OGDEN, Utah -- Inside Mary Khalaf's Ogden home there is a "Make America Great Again" hat and a copy of the Quran.
"My gut told me that this was a person to trust, and I went with that, and I have since stuck with it," said Khalaf, a Muslim American.
During Donald Trump's presidential campaign the Islamic community came under fire when Trump suggested a temporary ban on all Muslims entering the country.
Khalaf said Trump's comments were just as concerning to her, as they were to millions of others, but it wasn't going to change her vote.
"If Trump has to be a little hard on me, I'll take it because this is our national security, our future of our country," Khalaf said. "He wants to keep us safe. He wants to make sure he's screening people properly who come into this country, that's very important."

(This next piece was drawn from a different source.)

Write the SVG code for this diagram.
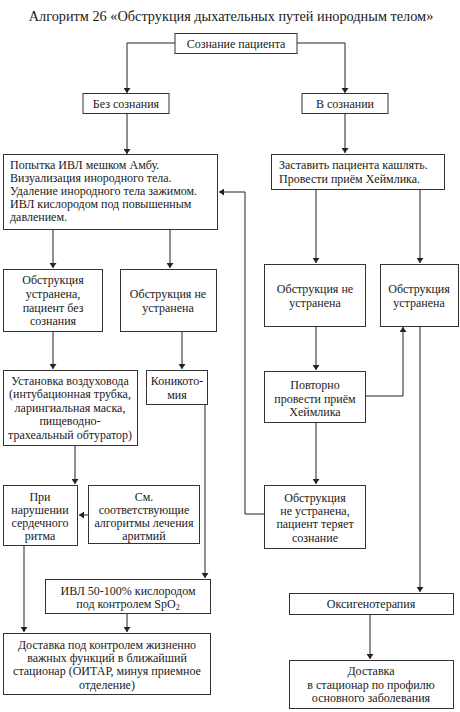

Khalaf has participated in several Trump rallies, which has led to strained relationships with fellow Muslims.
"Had a Trump sign and I was around some Muslims who didn't seem very friendly, it is dangerous," Khalaf said.
The Utah Islamic Center, located in Sandy, said Khalaf is among the minority when it comes to Muslims who support Trump.
"For many Muslims, I think 11/9 felt like 9/11, that same anxiety, and not knowing what's next," said Shuaib-Ud Din of the Utah Islamic Center.
The center serves more than 2,000 Muslims. The message to them is to have faith in a higher power.
"We put our trust in God, and we know that we are all tools in the hands of God," Shuaib-Ud said. "We hope and we pray and we are optimistic that something good will come out of a Trump presidency."
Khalaf said Donald Trump has inspired her so much that she has decided to go into politics herself. She said she will be running for Ogden City Council next year.